Data provided
· · · · ·

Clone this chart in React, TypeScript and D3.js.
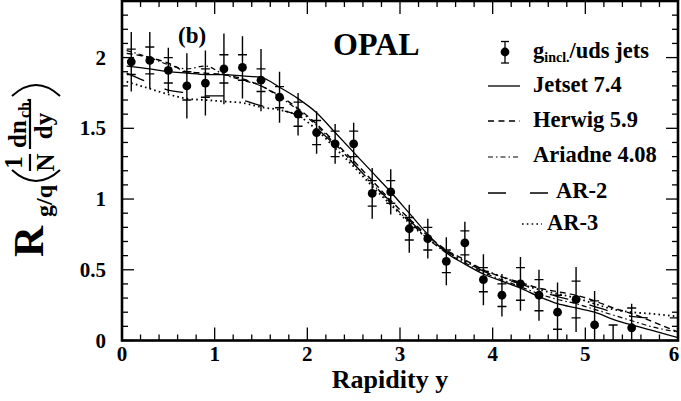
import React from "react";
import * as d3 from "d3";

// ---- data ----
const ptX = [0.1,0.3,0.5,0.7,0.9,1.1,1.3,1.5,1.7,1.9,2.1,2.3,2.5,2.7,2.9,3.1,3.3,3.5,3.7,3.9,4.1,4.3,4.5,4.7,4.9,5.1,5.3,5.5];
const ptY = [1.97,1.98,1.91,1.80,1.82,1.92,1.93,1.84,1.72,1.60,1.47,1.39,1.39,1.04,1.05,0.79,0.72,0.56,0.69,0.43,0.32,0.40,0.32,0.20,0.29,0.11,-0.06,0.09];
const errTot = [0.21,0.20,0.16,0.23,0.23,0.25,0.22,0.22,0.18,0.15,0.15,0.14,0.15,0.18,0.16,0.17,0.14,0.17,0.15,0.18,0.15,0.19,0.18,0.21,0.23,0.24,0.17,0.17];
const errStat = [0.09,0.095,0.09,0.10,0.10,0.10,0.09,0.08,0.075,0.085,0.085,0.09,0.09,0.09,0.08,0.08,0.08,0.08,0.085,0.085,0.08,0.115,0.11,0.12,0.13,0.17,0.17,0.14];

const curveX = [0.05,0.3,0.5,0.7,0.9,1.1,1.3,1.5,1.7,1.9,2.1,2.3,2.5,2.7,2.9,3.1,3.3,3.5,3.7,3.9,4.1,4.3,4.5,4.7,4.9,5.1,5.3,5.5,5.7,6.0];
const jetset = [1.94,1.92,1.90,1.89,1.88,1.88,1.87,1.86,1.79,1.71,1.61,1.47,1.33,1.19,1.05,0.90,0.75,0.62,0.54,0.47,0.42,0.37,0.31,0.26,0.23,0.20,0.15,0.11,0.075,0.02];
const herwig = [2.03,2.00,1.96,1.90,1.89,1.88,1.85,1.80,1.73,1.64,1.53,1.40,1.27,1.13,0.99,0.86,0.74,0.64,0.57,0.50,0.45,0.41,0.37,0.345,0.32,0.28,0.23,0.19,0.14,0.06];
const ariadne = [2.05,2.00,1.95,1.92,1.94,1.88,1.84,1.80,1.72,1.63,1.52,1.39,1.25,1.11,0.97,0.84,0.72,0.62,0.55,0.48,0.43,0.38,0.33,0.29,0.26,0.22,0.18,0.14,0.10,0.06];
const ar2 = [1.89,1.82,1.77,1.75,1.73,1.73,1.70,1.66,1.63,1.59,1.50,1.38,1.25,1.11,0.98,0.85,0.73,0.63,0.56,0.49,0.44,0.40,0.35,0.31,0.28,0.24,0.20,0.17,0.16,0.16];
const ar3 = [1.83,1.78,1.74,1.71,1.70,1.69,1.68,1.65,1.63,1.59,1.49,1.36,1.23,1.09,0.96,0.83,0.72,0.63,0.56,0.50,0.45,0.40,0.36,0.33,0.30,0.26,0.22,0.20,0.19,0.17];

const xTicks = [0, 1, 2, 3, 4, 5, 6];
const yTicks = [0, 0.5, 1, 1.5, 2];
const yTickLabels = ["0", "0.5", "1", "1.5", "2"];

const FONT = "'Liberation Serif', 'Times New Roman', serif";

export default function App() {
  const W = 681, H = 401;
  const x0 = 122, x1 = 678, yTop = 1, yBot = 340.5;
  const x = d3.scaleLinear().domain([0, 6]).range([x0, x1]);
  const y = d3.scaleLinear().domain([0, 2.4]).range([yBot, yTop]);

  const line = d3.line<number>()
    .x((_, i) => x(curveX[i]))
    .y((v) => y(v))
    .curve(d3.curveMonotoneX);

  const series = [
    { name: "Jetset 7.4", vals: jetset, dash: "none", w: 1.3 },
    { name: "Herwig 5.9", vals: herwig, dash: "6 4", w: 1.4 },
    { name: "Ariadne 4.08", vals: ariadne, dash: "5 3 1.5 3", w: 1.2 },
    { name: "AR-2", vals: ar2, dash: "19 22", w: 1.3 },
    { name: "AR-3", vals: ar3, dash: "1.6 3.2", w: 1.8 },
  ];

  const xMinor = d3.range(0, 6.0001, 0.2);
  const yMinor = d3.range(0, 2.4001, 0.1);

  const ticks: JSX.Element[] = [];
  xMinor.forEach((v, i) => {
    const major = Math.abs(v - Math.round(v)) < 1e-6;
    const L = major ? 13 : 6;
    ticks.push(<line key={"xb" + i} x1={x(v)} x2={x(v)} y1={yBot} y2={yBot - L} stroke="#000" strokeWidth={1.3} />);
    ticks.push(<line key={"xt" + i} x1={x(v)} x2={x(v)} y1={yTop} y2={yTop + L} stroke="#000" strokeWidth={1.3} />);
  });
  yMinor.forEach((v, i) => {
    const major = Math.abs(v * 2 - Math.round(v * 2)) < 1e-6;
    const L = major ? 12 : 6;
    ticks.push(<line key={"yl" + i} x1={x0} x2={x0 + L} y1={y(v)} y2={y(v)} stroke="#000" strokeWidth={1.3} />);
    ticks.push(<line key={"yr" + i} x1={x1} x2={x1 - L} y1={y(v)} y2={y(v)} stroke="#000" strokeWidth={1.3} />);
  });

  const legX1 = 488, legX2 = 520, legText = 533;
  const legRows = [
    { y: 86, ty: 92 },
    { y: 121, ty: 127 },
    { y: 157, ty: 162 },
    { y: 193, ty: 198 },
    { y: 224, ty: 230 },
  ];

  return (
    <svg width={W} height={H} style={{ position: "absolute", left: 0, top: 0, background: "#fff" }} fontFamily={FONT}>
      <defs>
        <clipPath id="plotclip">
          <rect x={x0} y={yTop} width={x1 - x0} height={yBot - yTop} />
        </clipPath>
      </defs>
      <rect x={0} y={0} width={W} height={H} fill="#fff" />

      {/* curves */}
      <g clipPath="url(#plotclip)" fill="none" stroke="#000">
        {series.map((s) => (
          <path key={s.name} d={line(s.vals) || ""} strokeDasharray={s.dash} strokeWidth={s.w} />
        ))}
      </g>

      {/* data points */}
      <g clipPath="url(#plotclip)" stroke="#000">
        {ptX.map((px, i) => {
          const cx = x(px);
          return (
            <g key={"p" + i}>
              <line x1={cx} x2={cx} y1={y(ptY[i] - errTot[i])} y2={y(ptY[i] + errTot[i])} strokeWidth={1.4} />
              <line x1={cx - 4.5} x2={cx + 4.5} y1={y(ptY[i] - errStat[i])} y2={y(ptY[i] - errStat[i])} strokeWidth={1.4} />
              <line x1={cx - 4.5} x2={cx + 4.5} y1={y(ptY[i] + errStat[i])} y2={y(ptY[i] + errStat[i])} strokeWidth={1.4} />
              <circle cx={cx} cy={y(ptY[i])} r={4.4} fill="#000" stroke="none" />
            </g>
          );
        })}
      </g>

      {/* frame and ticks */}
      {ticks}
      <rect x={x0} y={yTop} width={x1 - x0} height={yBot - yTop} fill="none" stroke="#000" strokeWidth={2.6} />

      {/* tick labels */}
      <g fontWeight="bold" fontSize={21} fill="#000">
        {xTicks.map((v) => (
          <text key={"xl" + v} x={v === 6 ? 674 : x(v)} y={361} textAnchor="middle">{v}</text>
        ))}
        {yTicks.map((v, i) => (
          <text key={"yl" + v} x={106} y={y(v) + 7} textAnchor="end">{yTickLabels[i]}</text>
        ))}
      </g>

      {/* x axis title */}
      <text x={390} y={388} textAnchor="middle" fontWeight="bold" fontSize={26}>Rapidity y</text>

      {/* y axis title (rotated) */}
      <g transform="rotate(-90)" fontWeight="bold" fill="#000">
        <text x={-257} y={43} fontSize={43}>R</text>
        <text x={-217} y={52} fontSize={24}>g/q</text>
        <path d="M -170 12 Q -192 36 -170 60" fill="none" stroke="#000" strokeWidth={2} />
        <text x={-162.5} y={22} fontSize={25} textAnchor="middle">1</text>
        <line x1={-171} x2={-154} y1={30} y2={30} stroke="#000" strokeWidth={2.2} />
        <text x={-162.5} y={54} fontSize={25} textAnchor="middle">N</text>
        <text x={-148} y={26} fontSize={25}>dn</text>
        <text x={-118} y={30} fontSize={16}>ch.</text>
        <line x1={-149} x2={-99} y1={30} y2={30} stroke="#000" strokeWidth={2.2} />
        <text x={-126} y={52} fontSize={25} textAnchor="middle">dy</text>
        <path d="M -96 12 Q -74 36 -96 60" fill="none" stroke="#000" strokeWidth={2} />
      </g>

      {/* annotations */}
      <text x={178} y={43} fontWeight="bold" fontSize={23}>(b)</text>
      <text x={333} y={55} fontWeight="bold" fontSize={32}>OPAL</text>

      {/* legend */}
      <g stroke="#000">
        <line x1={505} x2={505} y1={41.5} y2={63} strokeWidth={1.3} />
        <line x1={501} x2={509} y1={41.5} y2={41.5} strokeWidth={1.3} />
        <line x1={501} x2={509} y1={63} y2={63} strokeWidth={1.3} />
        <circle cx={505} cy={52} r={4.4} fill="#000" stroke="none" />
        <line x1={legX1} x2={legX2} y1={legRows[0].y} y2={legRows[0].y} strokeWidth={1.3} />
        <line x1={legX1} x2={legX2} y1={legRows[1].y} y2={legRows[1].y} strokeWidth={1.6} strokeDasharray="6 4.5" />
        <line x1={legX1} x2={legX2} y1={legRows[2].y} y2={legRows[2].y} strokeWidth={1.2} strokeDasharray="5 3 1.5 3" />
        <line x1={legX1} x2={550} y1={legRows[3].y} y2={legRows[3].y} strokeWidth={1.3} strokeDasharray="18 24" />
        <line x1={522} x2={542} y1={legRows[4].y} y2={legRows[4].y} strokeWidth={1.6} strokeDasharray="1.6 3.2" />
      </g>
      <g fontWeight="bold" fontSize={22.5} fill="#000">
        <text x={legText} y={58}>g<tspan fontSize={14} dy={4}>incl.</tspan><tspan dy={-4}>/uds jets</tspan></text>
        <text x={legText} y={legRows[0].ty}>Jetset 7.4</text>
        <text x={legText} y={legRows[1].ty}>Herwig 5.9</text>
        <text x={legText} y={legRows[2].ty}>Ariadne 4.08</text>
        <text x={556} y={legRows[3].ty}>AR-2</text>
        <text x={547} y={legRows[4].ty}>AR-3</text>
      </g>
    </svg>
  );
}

· · · · ·

To be done
Return exactly what appears from the opening line of the material through the line with "import * as", apart from the pictures.

Response to the exercise
Clone this chart in React, TypeScript and D3.js.
import React from "react";
import * as d3 from "d3";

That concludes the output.